Critics are supposed to be impartial, but this film, a Star Wars reboot imbued with the hopes of billions of people hoping to return to the innocent, enthralled state of wonder they felt with the original movies, is impossible to review impartially. Its gravitational pull is too strong on our culture, and it's imprinted too deeply on our collective childhood memory. No one can dispute that, thanks to millions of dollars and the (now Disney-owned) talents of Industrial Light and Magic technicians, The Force Awakens contains thrilling moments, and beautiful moments hearkening back to Star Wars' now forgotten New Hollywood roots (like a shot of three TIE fighters backlit by a blood-red sun, as if they were helicopters in Apocalypse Now), and heartbreaking moments, and the welcome presence of beloved, long-lost friends. But the spark is gone. Han Solo may declare "We're home" upon setting foot inside the Millennium Falcon once more, but there's never a moment when this critic thought the same.
The Force Awakens' under-the-wire inclusion on the American Film Institute's list of the best pictures of the year was premature, and probably motivated more by relief than admiration.
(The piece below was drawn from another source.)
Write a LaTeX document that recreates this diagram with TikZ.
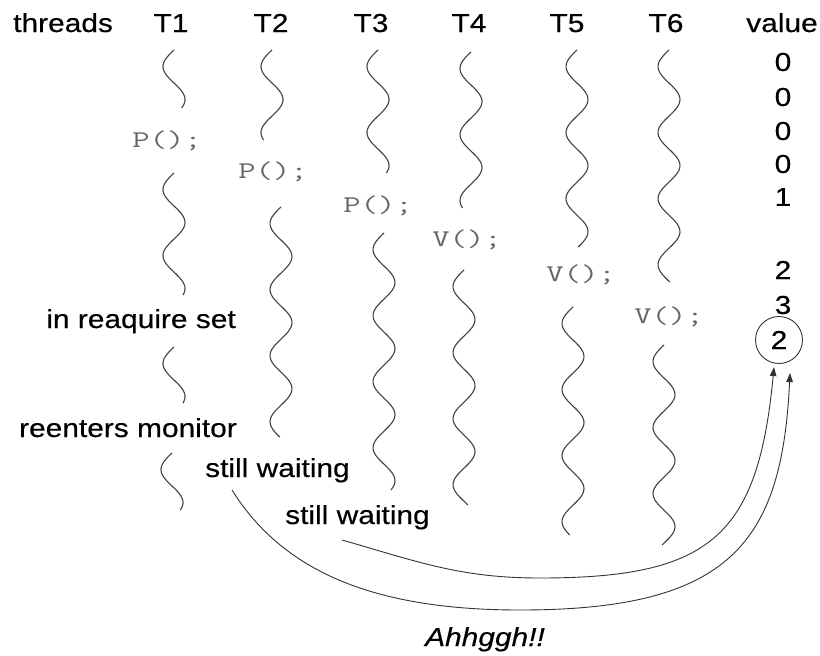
\documentclass[tikz,border=0pt]{standalone}
\usepackage{fontspec}
\setmainfont{Liberation Sans}[FakeStretch=1.15,FakeBold=0.4]
\newfontfamily\codefont{Latin Modern Mono}[FakeStretch=1.4]
\usetikzlibrary{arrows.meta}
\newcommand\threadwave[3]{\draw[wave] plot[domain=#2:#3, samples=90, smooth, variable=\t] ({#1-11*sin(5.45*(\t-#2))},\t);}
\begin{document}
\begin{tikzpicture}[x=1pt,y=-1pt,
  lbl/.style={font=\fontsize{26}{30}\selectfont, inner sep=0pt, text=black},
  code/.style={font=\codefont\fontsize{24}{28}\selectfont, inner sep=0pt, text=black!60},
  wave/.style={draw=black!75, line width=1.1pt},
  arr/.style={draw=black!80, line width=0.9pt, -{Triangle[length=9pt,width=6.5pt]}},
  ring/.style={circle, draw=black!80, line width=0.9pt, minimum size=47pt, inner sep=0pt}]
\useasboundingbox (0,0) rectangle (820,656);
% header
\node[lbl, anchor=base west] (hthreads) at (13,32) {threads};
\node[lbl, anchor=base] (hT1) at (171,32) {T1};
\node[lbl, anchor=base] (hT2) at (271,32) {T2};
\node[lbl, anchor=base] (hT3) at (371,32) {T3};
\node[lbl, anchor=base] (hT4) at (469,32) {T4};
\node[lbl, anchor=base] (hT5) at (567,32) {T5};
\node[lbl, anchor=base] (hT6) at (666,32) {T6};
\node[lbl, anchor=base] (hvalue) at (782,32) {value};
% value column
\node[lbl] (val1) at (783,62) {0};
\node[lbl] (val2) at (783,97) {0};
\node[lbl] (val3) at (783,131) {0};
\node[lbl] (val4) at (783,164) {0};
\node[lbl] (val5) at (783,197) {1};
\node[lbl] (val6) at (783,270) {2};
\node[lbl] (val7) at (783,305) {3};
\node[lbl, ring] (valc) at (779,340) {2};
% code statements
\node[code] (cp1) at (167,141) {P();};
\node[code] (cp2) at (273,172) {P();};
\node[code] (cp3) at (378,206) {P();};
\node[code] (cv4) at (467,240) {V();};
\node[code] (cv5) at (581,275) {V();};
\node[code] (cv6) at (669,317) {V();};
% T1 labels
\node[lbl, anchor=base east] (reacq) at (236,328) {in reaquire set};
\node[lbl, anchor=base east] (reent) at (237,437) {reenters monitor};
\node[lbl, anchor=base west] (sw1) at (205,477) {still waiting};
\node[lbl, anchor=base west] (sw2) at (285,524) {still waiting};
\node[lbl, anchor=base, font=\itshape\fontsize{26}{30}\selectfont] (ahh) at (485,646) {Ahhggh!!};
% thread waves
\threadwave{174}{50}{108}
\threadwave{174}{173}{295}
\threadwave{174}{347}{403}
\threadwave{172}{453}{510}
\threadwave{272}{50}{140}
\threadwave{281}{207}{437}
\threadwave{378}{50}{173}
\threadwave{384}{233}{490}
\threadwave{471}{52}{208}
\threadwave{464}{270}{505}
\threadwave{577}{50}{247}
\threadwave{573}{307}{535}
\threadwave{669}{50}{282}
\threadwave{664}{345}{545}
% arrows
\coordinate (o1) at (232,490);
\coordinate (e1) at (790,373);
\coordinate (o2) at (342,540);
\coordinate (e2) at (774,367);
\draw[arr] (o1) .. controls (285,575) and (380,610) .. (520,610) .. controls (730,610) and (782,543) .. (e1);
\draw[arr] (o2) .. controls (419,562) and (460,578) .. (540,578) .. controls (710,578) and (758,537) .. (e2);
\end{tikzpicture}
\end{document}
It's nowhere near as good as fellow AFI pick Mad Max: Fury Road, and it's certainly not better than other worthwhile movies released this year and overlooked by the organization, like Trainwreck or Welcome to Me or Kurt Cobain: Montage of Heck. (The more interesting parlor game is, now that Lucas has handed over the reins, which other directors deserve a shot at a Star Wars film? John Lasseter? Steven Spielberg? God forbid, David Fincher? Disney would never go for it, but who's to say it shouldn't happen?)
So few movies can be like the original Star Wars: loved by nearly everyone, but still feeling like a private dream made just for you (maybe this much anticipated sequel should have been the one subtitled "A New Hope"). Abrams has provided the next best thing by clearing out the dead wood and laying the foundation for the next chapter of what used to be a saga and is now demoted to a franchise. As a stand-alone movie, it's enjoyable but not extraordinary. As a continuation of a franchise, it needs a "Warning: Under Construction" sign. But the craggy faces of the original cast offer this realistic platitude for audiences hurt by elevated hopes: Even if it's true that we'll never be young again, there's always room to start over.